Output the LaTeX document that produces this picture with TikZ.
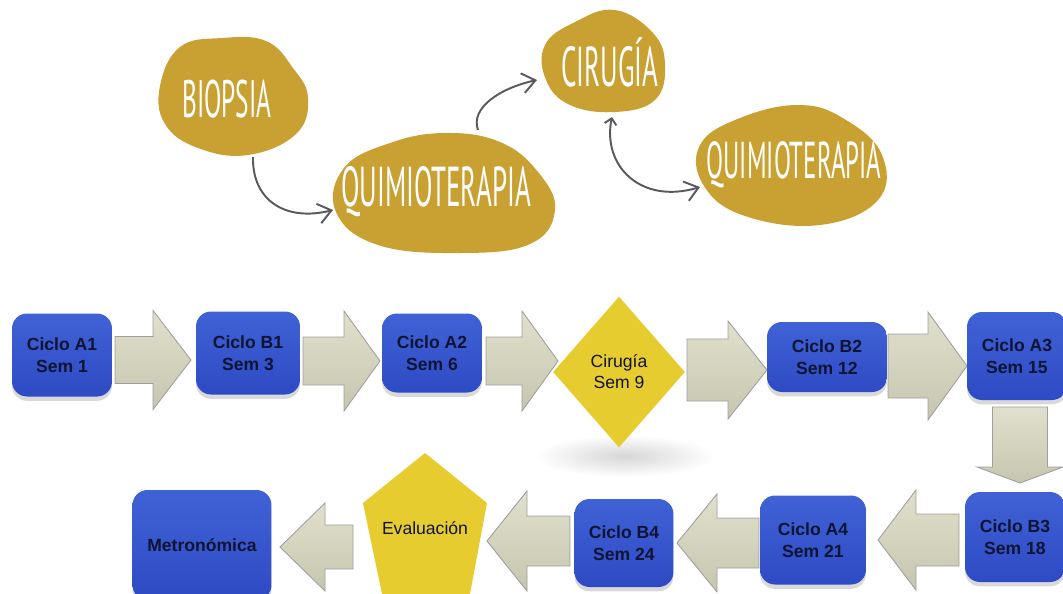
\documentclass[tikz,border=0pt]{standalone}
\usepackage{fontspec}
\newfontfamily\boxfont{Liberation Sans}
\newfontfamily\blobfont[FakeStretch=0.48]{PT Sans}
\usetikzlibrary{shapes.geometric,shadows,arrows.meta}

\definecolor{blobgold}{RGB}{201,161,50}
\definecolor{boxtop}{RGB}{64,98,214}
\definecolor{boxbot}{RGB}{46,74,196}
\definecolor{boxtext}{RGB}{14,20,50}
\definecolor{stepyellow}{RGB}{230,204,46}
\definecolor{arrowtop}{RGB}{224,224,204}
\definecolor{arrowbot}{RGB}{198,198,176}
\definecolor{sketchgray}{RGB}{88,88,94}

\tikzset{
  pics/blockarrow/.style args={#1/#2/#3/#4}{code={
    \path[barrow] (0,-#2) -- (#1-#4,-#2) -- (#1-#4,-#3) -- (#1,0)
      -- (#1-#4,#3) -- (#1-#4,#2) -- (0,#2) -- cycle;
  }}
}

\begin{document}
\begin{tikzpicture}[x=0.02cm, y=-0.02cm,
    blob/.style={fill=blobgold},
    blobtext/.style={text=white, font=\blobfont\fontsize{#1}{#1}\selectfont},
    blobtext/.default=32,
    sketch/.style={-{Straight Barb[length=2.6mm,width=4mm]}, line width=1.1pt, draw=sketchgray},
    cycbox/.style={rounded corners=0.3cm, top color=boxtop, bottom color=boxbot,
      text=boxtext, align=center, inner sep=0pt,
      font=\boxfont\bfseries\fontsize{10}{12.5}\selectfont,
      drop shadow={opacity=0.3, shadow xshift=0pt, shadow yshift=-2.5pt}},
    milestone/.style={fill=stepyellow, text=boxtext, align=center, inner sep=0pt,
      font=\boxfont\fontsize{10}{12}\selectfont},
    barrow/.style={draw=gray!75, line width=0.5pt, top color=arrowtop, bottom color=arrowbot}
]
\useasboundingbox (0,0) rectangle (1063,593);

% Blobs
\fill[blob] plot[smooth cycle, tension=0.7] coordinates
  {(180,47) (222,38) (266,41) (293,68) (308,98) (296,134) (248,155) (198,148) (165,124) (160,86)};
\fill[blob] plot[smooth cycle, tension=0.7] coordinates
  {(390,143) (445,133) (500,142) (538,172) (555,210) (530,244) (460,253) (378,245) (336,212) (344,168)};
\fill[blob] plot[smooth cycle, tension=0.7] coordinates
  {(575,22) (615,10) (653,33) (665,65) (655,100) (615,112) (570,105) (546,80) (545,45)};
\fill[blob] plot[smooth cycle, tension=0.7] coordinates
  {(740,118) (800,105) (846,120) (882,155) (878,200) (820,225) (745,216) (704,186) (700,145)};

\node[blobtext=30] (biopsia) at (227,99) {BIOPSIA};
\node[blobtext] (quimio1) at (436,192) {QUIMIOTERAPIA};
\node[blobtext] (cirugia) at (610,62) {CIRUGÍA};
\node[blobtext=29.5] (quimio2) at (794,165) {QUIMIOTERAPIA};

% Sketch arrows
\coordinate (bioOut) at (253,157);
\coordinate (q1In) at (333,210);
\coordinate (q1Out) at (478,130);
\coordinate (cirIn) at (537,80);
\coordinate (cirOut) at (612,117);
\coordinate (q2In) at (700,187);
\draw[sketch] (bioOut) .. controls (252,200) and (285,222) .. (q1In);
\draw[sketch] (q1Out) .. controls (470,108) and (500,88) .. (cirIn);
\draw[sketch, {Straight Barb[length=1.2mm,width=2.4mm]}-{Straight Barb[length=2.6mm,width=4mm]}]
  (cirOut) .. controls (602,165) and (640,205) .. (q2In);

% Shadow under the surgery step
\shade[inner color=black!16, outer color=white] (625,456) ellipse [x radius=1.8cm, y radius=0.42cm];

% Block arrows
\pic at (115,360) {blockarrow={76/23.5/49.5/38}};
\pic at (303,361) {blockarrow={77/24/50/36}};
\pic at (486,361) {blockarrow={72/24/50/36}};
\pic at (687,370) {blockarrow={80/31/49/39}};
\pic at (888,366) {blockarrow={79/32/54/39}};
\pic[rotate=-90] at (1020,407) {blockarrow={76/27.5/43/16}};
\pic[rotate=180] at (959,540) {blockarrow={81/26/50/38}};
\pic[rotate=180] at (759,543) {blockarrow={82/25/49/40}};
\pic[rotate=180] at (570,541) {blockarrow={83/25/50/40}};
\pic[rotate=180] at (353,547) {blockarrow={73/22/44/45}};

% Row 1
\node[cycbox, minimum width=2cm, minimum height=1.66cm] (A1) at (62,355) {Ciclo A1\\Sem 1};
\node[cycbox, minimum width=2.08cm, minimum height=1.66cm] (B1) at (248,353) {Ciclo B1\\Sem 3};
\node[cycbox, minimum width=2cm, minimum height=1.58cm] (A2) at (432,353) {Ciclo A2\\Sem 6};
\node[milestone, diamond, minimum width=2.64cm, minimum height=3.02cm] (S9) at (619,372) {Cirugía\\Sem 9};
\node[cycbox, minimum width=2.4cm, minimum height=1.4cm] (B2) at (827,357) {Ciclo B2\\Sem 12};
\node[cycbox, minimum width=2cm, minimum height=1.76cm] (A3) at (1017,356) {Ciclo A3\\Sem 15};

% Row 2
\node[cycbox, minimum width=2cm, minimum height=1.8cm] (B3) at (1015,537) {Ciclo B3\\Sem 18};
\node[cycbox, minimum width=2.12cm, minimum height=1.78cm] (A4) at (813,540) {Ciclo A4\\Sem 21};
\node[cycbox, minimum width=1.98cm, minimum height=1.76cm] (B4) at (624,543) {Ciclo B4\\Sem 24};
\fill[stepyellow] (425,453) -- (487,503) -- (470,594) -- (382,594) -- (363,503) -- cycle;
\node[milestone, fill=none] (Eval) at (425,528) {Evaluación};
\node[cycbox, minimum width=2.78cm, minimum height=2.2cm] (Met) at (202,545) {Metronómica};

\end{tikzpicture}
\end{document}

※

Problem to work on:
Transcribe the material as is, with images omitted.

Output:
Output the LaTeX document that produces this picture with TikZ.
\documentclass[tikz,border=0pt]{standalone}
\usepackage{fontspec}
\newfontfamily\boxfont{Liberation Sans}
\newfontfamily\blobfont[FakeStretch=0.48]{PT Sans}
\usetikzlibrary{shapes.geometric,shadows,arrows.meta}

\definecolor{blobgold}{RGB}{201,161,50}
\definecolor{boxtop}{RGB}{64,98,214}
\definecolor{boxbot}{RGB}{46,74,196}
\definecolor{boxtext}{RGB}{14,20,50}
\definecolor{stepyellow}{RGB}{230,204,46}
\definecolor{arrowtop}{RGB}{224,224,204}
\definecolor{arrowbot}{RGB}{198,198,176}
\definecolor{sketchgray}{RGB}{88,88,94}

\tikzset{
  pics/blockarrow/.style args={#1/#2/#3/#4}{code={
    \path[barrow] (0,-#2) -- (#1-#4,-#2) -- (#1-#4,-#3) -- (#1,0)
      -- (#1-#4,#3) -- (#1-#4,#2) -- (0,#2) -- cycle;
  }}
}

\begin{document}
\begin{tikzpicture}[x=0.02cm, y=-0.02cm,
    blob/.style={fill=blobgold},
    blobtext/.style={text=white, font=\blobfont\fontsize{#1}{#1}\selectfont},
    blobtext/.default=32,
    sketch/.style={-{Straight Barb[length=2.6mm,width=4mm]}, line width=1.1pt, draw=sketchgray},
    cycbox/.style={rounded corners=0.3cm, top color=boxtop, bottom color=boxbot,
      text=boxtext, align=center, inner sep=0pt,
      font=\boxfont\bfseries\fontsize{10}{12.5}\selectfont,
      drop shadow={opacity=0.3, shadow xshift=0pt, shadow yshift=-2.5pt}},
    milestone/.style={fill=stepyellow, text=boxtext, align=center, inner sep=0pt,
      font=\boxfont\fontsize{10}{12}\selectfont},
    barrow/.style={draw=gray!75, line width=0.5pt, top color=arrowtop, bottom color=arrowbot}
]
\useasboundingbox (0,0) rectangle (1063,593);

% Blobs
\fill[blob] plot[smooth cycle, tension=0.7] coordinates
  {(180,47) (222,38) (266,41) (293,68) (308,98) (296,134) (248,155) (198,148) (165,124) (160,86)};
\fill[blob] plot[smooth cycle, tension=0.7] coordinates
  {(390,143) (445,133) (500,142) (538,172) (555,210) (530,244) (460,253) (378,245) (336,212) (344,168)};
\fill[blob] plot[smooth cycle, tension=0.7] coordinates
  {(575,22) (615,10) (653,33) (665,65) (655,100) (615,112) (570,105) (546,80) (545,45)};
\fill[blob] plot[smooth cycle, tension=0.7] coordinates
  {(740,118) (800,105) (846,120) (882,155) (878,200) (820,225) (745,216) (704,186) (700,145)};

\node[blobtext=30] (biopsia) at (227,99) {BIOPSIA};
\node[blobtext] (quimio1) at (436,192) {QUIMIOTERAPIA};
\node[blobtext] (cirugia) at (610,62) {CIRUGÍA};
\node[blobtext=29.5] (quimio2) at (794,165) {QUIMIOTERAPIA};

% Sketch arrows
\coordinate (bioOut) at (253,157);
\coordinate (q1In) at (333,210);
\coordinate (q1Out) at (478,130);
\coordinate (cirIn) at (537,80);
\coordinate (cirOut) at (612,117);
\coordinate (q2In) at (700,187);
\draw[sketch] (bioOut) .. controls (252,200) and (285,222) .. (q1In);
\draw[sketch] (q1Out) .. controls (470,108) and (500,88) .. (cirIn);
\draw[sketch, {Straight Barb[length=1.2mm,width=2.4mm]}-{Straight Barb[length=2.6mm,width=4mm]}]
  (cirOut) .. controls (602,165) and (640,205) .. (q2In);

% Shadow under the surgery step
\shade[inner color=black!16, outer color=white] (625,456) ellipse [x radius=1.8cm, y radius=0.42cm];

% Block arrows
\pic at (115,360) {blockarrow={76/23.5/49.5/38}};
\pic at (303,361) {blockarrow={77/24/50/36}};
\pic at (486,361) {blockarrow={72/24/50/36}};
\pic at (687,370) {blockarrow={80/31/49/39}};
\pic at (888,366) {blockarrow={79/32/54/39}};
\pic[rotate=-90] at (1020,407) {blockarrow={76/27.5/43/16}};
\pic[rotate=180] at (959,540) {blockarrow={81/26/50/38}};
\pic[rotate=180] at (759,543) {blockarrow={82/25/49/40}};
\pic[rotate=180] at (570,541) {blockarrow={83/25/50/40}};
\pic[rotate=180] at (353,547) {blockarrow={73/22/44/45}};

% Row 1
\node[cycbox, minimum width=2cm, minimum height=1.66cm] (A1) at (62,355) {Ciclo A1\\Sem 1};
\node[cycbox, minimum width=2.08cm, minimum height=1.66cm] (B1) at (248,353) {Ciclo B1\\Sem 3};
\node[cycbox, minimum width=2cm, minimum height=1.58cm] (A2) at (432,353) {Ciclo A2\\Sem 6};
\node[milestone, diamond, minimum width=2.64cm, minimum height=3.02cm] (S9) at (619,372) {Cirugía\\Sem 9};
\node[cycbox, minimum width=2.4cm, minimum height=1.4cm] (B2) at (827,357) {Ciclo B2\\Sem 12};
\node[cycbox, minimum width=2cm, minimum height=1.76cm] (A3) at (1017,356) {Ciclo A3\\Sem 15};

% Row 2
\node[cycbox, minimum width=2cm, minimum height=1.8cm] (B3) at (1015,537) {Ciclo B3\\Sem 18};
\node[cycbox, minimum width=2.12cm, minimum height=1.78cm] (A4) at (813,540) {Ciclo A4\\Sem 21};
\node[cycbox, minimum width=1.98cm, minimum height=1.76cm] (B4) at (624,543) {Ciclo B4\\Sem 24};
\fill[stepyellow] (425,453) -- (487,503) -- (470,594) -- (382,594) -- (363,503) -- cycle;
\node[milestone, fill=none] (Eval) at (425,528) {Evaluación};
\node[cycbox, minimum width=2.78cm, minimum height=2.2cm] (Met) at (202,545) {Metronómica};

\end{tikzpicture}
\end{document}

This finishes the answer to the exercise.